Governor Cuomo said, "Nothing is dropped. We're going to start work on other issues. We might have an agreement with other issues. We want to get the budget itself underway."
Governor Cuomo and state legislative leaders announced the agreement on a $135 billion budget that includes an extension of the state's millionaire's tax for three years and a phased-in raise to the state's minimum wage to $9 a hour, up from the current $7.25. Despite the announcement, many of the specifics, including cuts to mental health programs, were yet to be determined.
Cuomo said, "The numbers that we are giving you are approximate. We're still dotting i's and crossing t's."
Lawmakers were able to secure a deal that includes a $350 million rebate check program for families earning between $40,000 and $300,000. Under the plan, families with children 18 and younger receive a $350 check in 2014.
Senate IDC Leader Jeff Klein said, "And here we are today coming together with a budget which I think is the most family friendly budget I've ever seen in my years in the state Legislature."

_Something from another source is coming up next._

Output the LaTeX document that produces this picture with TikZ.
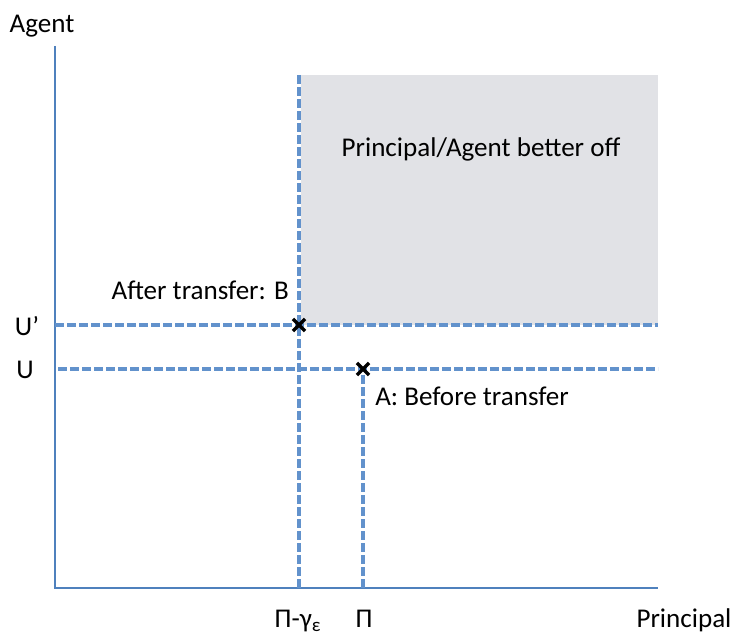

While the state's minimum wage is increasing to $9, Senate Republicans were able to win a combined $650 million tax cut and credit package for both middle-income families and businesses. Among the agreements is an eventual, three-year phase out of a surcharge on a utility tax known as 18a."
Senate Republican Leader Dean Skelos said, "We reached a consensus on the minimum wage that I think is fair and will not be destructive to job creation."
Budget bills were printed Wednesday evening, and lawmakers could finalize voting by Sunday, making this one of the earliest spending plans passed recent in state history. Cuomo said he will not issue messages of necessity to waive the three-day aging process for bills.